- [DATASET CONTENT]:
══════
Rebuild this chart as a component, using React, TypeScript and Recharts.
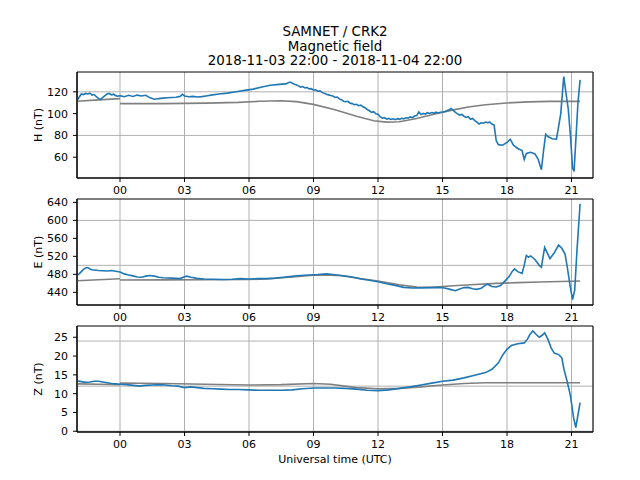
import React from "react";
import {
  CartesianGrid,
  LineChart,
  Line,
  ReferenceArea,
  XAxis,
  YAxis,
} from "recharts";

// hours relative to 2018-11-04 00:00 UTC
const hourTicks = [0, 3, 6, 9, 12, 15, 18, 21];

// H component (nT)
const hTimes = [
  -2.0, -1.9, -1.8, -1.7, -1.6, -1.5, -1.4, -1.3, -1.2, -1.1, -1.0, -0.9, -0.8, -0.7, -0.6, -0.5, -0.4, -0.3, -0.2, -0.1,
  0.0, 0.2, 0.4, 0.6, 0.8, 1.0, 1.2, 1.4, 1.6, 1.8, 2.0, 2.2, 2.4, 2.6, 2.8, 2.9, 3.0, 3.2, 3.4, 3.6, 3.8, 4.0, 4.3, 4.6,
  5.0, 5.4, 5.8, 6.2, 6.6, 7.0, 7.4, 7.7, 7.9,
  8.0, 8.1, 8.2, 8.3, 8.4, 8.5, 8.6, 8.7, 8.8, 8.9, 9.0, 9.1, 9.2, 9.3, 9.4, 9.5, 9.6, 9.7, 9.8, 9.9,
  10.0, 10.1, 10.2, 10.3, 10.4, 10.5, 10.6, 10.7, 10.8, 10.9, 11.0, 11.1, 11.2, 11.3, 11.4, 11.5, 11.6, 11.7, 11.8, 11.9,
  12.0, 12.1, 12.2, 12.3, 12.4, 12.5, 12.6, 12.7, 12.8, 12.9, 13.0, 13.1, 13.2, 13.3, 13.4, 13.5, 13.6, 13.7, 13.8, 13.9,
  14.0, 14.1, 14.2, 14.3, 14.4, 14.5, 14.6, 14.7, 14.8, 14.9, 15.0, 15.1, 15.2, 15.3, 15.4, 15.5, 15.6, 15.7, 15.8, 15.9,
  16.0, 16.1, 16.2, 16.3, 16.4, 16.5, 16.6, 16.7, 16.8, 16.9, 17.0, 17.1, 17.2, 17.3, 17.4,
  17.5, 17.6, 17.8, 18.0, 18.15, 18.3, 18.5, 18.7, 18.8, 18.9, 19.1, 19.3, 19.45, 19.6, 19.7,
  19.8, 19.9, 20.1, 20.3, 20.4, 20.5, 20.64, 20.75, 20.85, 20.95, 21.05, 21.12, 21.2, 21.3, 21.4,
];
const hValues = [
  112, 115, 118, 117.5, 118.5, 118, 118.8, 117, 117.5, 115.5, 114, 113, 115, 116.5, 118, 118.5, 117.2, 117.8, 116.5, 116,
  116.5, 115.5, 116.8, 115.8, 117, 116.2, 116.8, 114.5, 113.2, 113.8, 114.2, 114.6, 114.8, 115, 115.8, 117.8, 116.2,
  115.5, 115.8, 115.2, 115.6, 116.2, 117.2, 118, 118.8, 120, 121.3, 122.5, 124.5, 126, 126.8, 127.3, 129,
  128.2, 127, 126.4, 125.5, 124.3, 124.8, 123.6, 123.9, 122.7, 122.9, 121.6, 121.9, 120.6, 120.9, 119.5, 118.6, 117.8,
  117.2, 116.6, 116.1,
  114.8, 115.2, 113.5, 112.8, 111.4, 110.9, 111.3, 109.6, 109.2, 108.2, 108.6, 107.3, 107.8, 106.2, 105.4, 103.8, 102.6,
  101.2, 101.8, 99.8,
  99.4, 97.2, 95.8, 96.3, 94.9, 95.6, 94.6, 95.3, 94.5, 95.4, 94.8, 95.7, 95.2, 96.2, 95.9, 97, 96.4, 97.8, 98.2, 101.5,
  99.1, 100.2, 99.6, 100.8, 100.1, 101, 100.3, 101.3, 100.6, 101.2, 101.5, 102, 102.6, 103.5, 104.8, 103, 101.2, 99.8,
  98.7, 99.3,
  97.6, 96.5, 97.2, 94.8, 95.6, 93.6, 92.2, 90.5, 91.6, 91.2, 92.3, 91.7, 92.1, 90.4, 89.5,
  75, 71.5, 71, 73.5, 76.5, 71, 68, 66, 58, 63.5, 64.5, 63, 58, 48.5, 66,
  81, 79, 77, 76.5, 88, 100, 134, 118, 104, 80, 50, 47, 75, 110, 131,
];
const hQuietPrevTimes = [-2, -1, 0];
const hQuietPrev = [111.3, 112.6, 113.8];
const hQuietTimes = [0, 2, 4, 5.5, 6.5, 7.5, 8.2, 9, 10, 11, 11.8, 12.4, 13, 13.8, 14.6, 15.4, 16.2, 17, 18, 19, 20, 21.4];
const hQuiet = [109.2, 109.2, 109.6, 110.3, 111.3, 111.8, 111, 108.5, 103.5, 97.5, 93.5, 92.2, 92.6, 95.5, 99.5, 103, 106, 108.2, 109.8, 110.8, 111.2, 111.2];

// E component (nT)
const eTimes = [
  -2.0, -1.9, -1.8, -1.7, -1.6, -1.5, -1.4, -1.3, -1.2, -1.0, -0.8, -0.6, -0.4, -0.2, 0.0, 0.2, 0.4, 0.6, 0.8, 1.0, 1.2,
  1.4, 1.6, 1.8, 2.0, 2.4, 2.8, 3.0, 3.1, 3.3, 3.6, 3.9, 4.3, 4.8, 5.2, 5.6, 6.0, 6.4, 6.8, 7.2, 7.6, 8.0, 8.4, 8.8,
  9.2, 9.6, 10.0, 10.4, 10.8, 11.2, 11.6, 12.0, 12.4, 12.8, 13.2, 13.6, 14.0, 14.4, 14.8, 15.1, 15.4, 15.6, 15.8, 16.0,
  16.2, 16.4, 16.6, 16.8, 17.0, 17.1, 17.3, 17.5, 17.7, 17.9, 18.1, 18.25, 18.35, 18.5, 18.7, 18.8, 18.9, 19.0, 19.1,
  19.3, 19.5, 19.6, 19.75, 19.9, 20.0, 20.2, 20.4, 20.55, 20.7, 20.8, 20.95, 21.05, 21.15, 21.25, 21.4,
];
const eValues = [
  478, 481, 486, 491, 494, 495, 492, 490, 489.5, 488.5, 488, 487.5, 488.5, 487, 485, 481, 478.5, 476.5, 474, 473.5, 476,
  477.5, 476, 473.5, 472.5, 471.5, 470.5, 474.5, 476, 473.5, 471, 469.5, 469, 468.5, 469, 470.5, 469.5, 470.5, 470.5,
  471.5, 473.5, 475.5, 477.5, 478.5, 479.5, 481, 479, 477, 474, 469.5, 467, 463.5, 459, 455.5, 451, 449.5, 449.8, 450.5,
  451, 449.5, 446, 443.5, 447.5, 450.5, 451, 448, 446.5, 449, 456, 458, 453, 452, 455, 465, 475, 487, 492, 486, 482,
  500, 522, 518, 521, 513, 500, 496, 540, 525, 515, 528, 545, 538, 525, 497, 450, 424, 445, 530, 637,
];
const eQuietPrevTimes = [-2, -1, 0];
const eQuietPrev = [465.8, 468, 470.3];
const eQuietTimes = [0, 2, 4, 6, 7, 8, 9, 9.6, 10.3, 11, 12, 13, 13.8, 14.5, 15.5, 16.5, 17.5, 18.5, 19.5, 20.5, 21.4];
const eQuiet = [467.5, 467.6, 468, 468.5, 470, 474, 478, 478.8, 477, 472, 465, 457, 451.5, 451, 454.5, 457.5, 459.8, 461.5, 463, 464, 465];

// Z component (nT)
const zTimes = [
  -2.0, -1.8, -1.6, -1.4, -1.2, -1.0, -0.8, -0.6, -0.4, -0.2, 0.0, 0.3, 0.6, 0.9, 1.2, 1.5, 1.8, 2.1, 2.4, 2.7, 3.0, 3.3,
  3.6, 3.9, 4.3, 4.7, 5.1, 5.5, 6.0, 6.5, 7.0, 7.5, 8.0, 8.5, 9.0, 9.5, 10.0, 10.5, 11.0, 11.5, 12.0, 12.5, 13.0, 13.5,
  14.0, 14.5, 15.0, 15.5, 16.0, 16.5, 17.0, 17.3, 17.6, 17.8, 18.0, 18.2, 18.5, 18.8, 18.95, 19.05, 19.2, 19.35, 19.5,
  19.65, 19.75, 19.9, 20.05, 20.2, 20.4, 20.55, 20.65, 20.8, 20.95, 21.1, 21.2, 21.4,
];
const zValues = [
  13.4, 13.2, 13.0, 13.1, 13.3, 13.3, 13.1, 12.9, 12.7, 12.6, 12.5, 12.4, 12.2, 12.0, 12.2, 12.3, 12.4, 12.3, 12.1, 12.0,
  11.6, 11.8, 11.6, 11.4, 11.3, 11.2, 11.1, 11.1, 11.0, 10.9, 10.9, 10.9, 11.0, 11.3, 11.5, 11.5, 11.5, 11.4, 11.2, 10.9,
  10.8, 11.0, 11.4, 11.8, 12.3, 12.8, 13.3, 13.6, 14.2, 14.9, 15.6, 16.5, 18.2, 20.3, 21.8, 22.8, 23.3, 23.5, 24.5, 25.6,
  26.7, 25.8, 25.0, 25.6, 26.2, 24.5, 22.2, 20.8, 20.4, 19.5, 16.5, 13.2, 9.5, 3.5, 1.0, 7.6,
];
const zQuietPrevTimes = [-2, -1, 0];
const zQuietPrev = [12.6, 12.5, 12.4];
const zQuietTimes = [0, 2, 4, 6, 7.5, 9, 9.8, 11, 12, 13, 14, 15, 16, 17, 18, 21.4];
const zQuiet = [12.8, 12.7, 12.5, 12.3, 12.4, 12.7, 12.5, 11.6, 11.3, 11.4, 11.8, 12.3, 12.7, 12.9, 12.9, 12.9];

const toPoints = (times: number[], values: number[]) =>
  times.map((t, i) => ({ t, v: values[i] }));

const BLUE = "#1f77b4";
const GRAY = "#808080";
const FONT = "DejaVu Sans";
const tickStyle = { fontSize: 11, fill: "#000", fontFamily: FONT };

type PanelProps = {
  top: number;
  label: string;
  domain: [number, number];
  yTicks: number[];
  gridValues: number[];
  blue: { t: number; v: number }[];
  quietPrev: { t: number; v: number }[];
  quiet: { t: number; v: number }[];
  bottom?: boolean;
};

function Panel({ top, label, domain, yTicks, gridValues, blue, quietPrev, quiet, bottom }: PanelProps) {
  const xHeight = bottom ? 36 : 25;
  return (
    <div style={{ position: "absolute", left: 0, top: top - 5 }}>
      <LineChart
        width={640}
        height={5 + 106 + xHeight}
        margin={{ top: 5, right: 47, bottom: 0, left: 0 }}
        style={{ fontFamily: FONT }}
      >
        <CartesianGrid stroke="#b0b0b0" horizontalValues={gridValues} />
        <XAxis
          type="number"
          dataKey="t"
          domain={[-2, 22]}
          ticks={hourTicks}
          allowDataOverflow
          height={xHeight}
          tickFormatter={(v: number) => String(v).padStart(2, "0")}
          tick={tickStyle}
          tickSize={4}
          tickMargin={4}
          stroke="#000"
          label={
            bottom
              ? { value: "Universal time (UTC)", position: "insideBottom", offset: 5, style: tickStyle }
              : undefined
          }
        />
        <YAxis
          type="number"
          dataKey="v"
          domain={domain}
          ticks={yTicks}
          allowDataOverflow
          width={77}
          tick={tickStyle}
          tickSize={4}
          tickMargin={5}
          stroke="#000"
          label={{ value: label, angle: -90, position: "center", style: tickStyle }}
        />
        <Line data={quietPrev} dataKey="v" stroke={GRAY} strokeWidth={1.6} dot={false} isAnimationActive={false} />
        <Line data={quiet} dataKey="v" stroke={GRAY} strokeWidth={1.6} dot={false} isAnimationActive={false} />
        <Line data={blue} dataKey="v" stroke={BLUE} strokeWidth={1.6} dot={false} isAnimationActive={false} />
        <ReferenceArea x1={-2} x2={22} y1={domain[0]} y2={domain[1]} fill="none" stroke="#000" strokeWidth={1} />
      </LineChart>
    </div>
  );
}

export default function App() {
  return (
    <div
      style={{
        position: "absolute",
        left: 0,
        top: 0,
        width: 640,
        height: 480,
        background: "#fff",
        fontFamily: FONT,
      }}
    >
      <div
        style={{
          position: "absolute",
          left: 77,
          width: 516,
          top: 25,
          textAlign: "center",
          fontSize: 13.4,
          lineHeight: "14.6px",
          color: "#000",
        }}
      >
        <div>SAMNET / CRK2</div>
        <div>Magnetic field</div>
        <div>2018-11-03 22:00 - 2018-11-04 22:00</div>
      </div>
      <Panel
        top={72}
        label="H (nT)"
        domain={[40.9, 138.2]}
        yTicks={[60, 80, 100, 120]}
        gridValues={[60, 80, 100, 120]}
        blue={toPoints(hTimes, hValues)}
        quietPrev={toPoints(hQuietPrevTimes, hQuietPrev)}
        quiet={toPoints(hQuietTimes, hQuiet)}
      />
      <Panel
        top={199}
        label="E (nT)"
        domain={[411.8, 647.5]}
        yTicks={[440, 480, 520, 560, 600, 640]}
        gridValues={[450, 500, 550, 600]}
        blue={toPoints(eTimes, eValues)}
        quietPrev={toPoints(eQuietPrevTimes, eQuietPrev)}
        quiet={toPoints(eQuietTimes, eQuiet)}
      />
      <Panel
        top={326}
        label="Z (nT)"
        domain={[-0.2, 28]}
        yTicks={[0, 5, 10, 15, 20, 25]}
        gridValues={[0, 6, 12, 18, 24]}
        blue={toPoints(zTimes, zValues)}
        quietPrev={toPoints(zQuietPrevTimes, zQuietPrev)}
        quiet={toPoints(zQuietTimes, zQuiet)}
        bottom
      />
    </div>
  );
}
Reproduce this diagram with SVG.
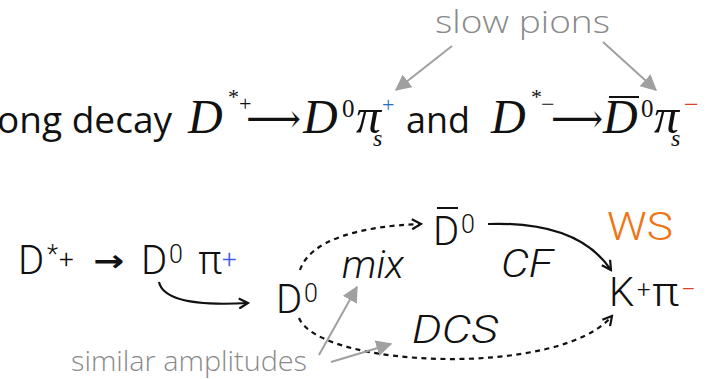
══════
- [WHAT YOU WILL DO]:
Leave out the pictures, then repeat the listing above exactly from its first line to the line with "const hourTicks = [0, 3, 6, 9, 12, 15, 18, 21];", inclusive.

- [SOLVED EXERCISE]:
Rebuild this chart as a component, using React, TypeScript and Recharts.
import React from "react";
import {
  CartesianGrid,
  LineChart,
  Line,
  ReferenceArea,
  XAxis,
  YAxis,
} from "recharts";

// hours relative to 2018-11-04 00:00 UTC
const hourTicks = [0, 3, 6, 9, 12, 15, 18, 21];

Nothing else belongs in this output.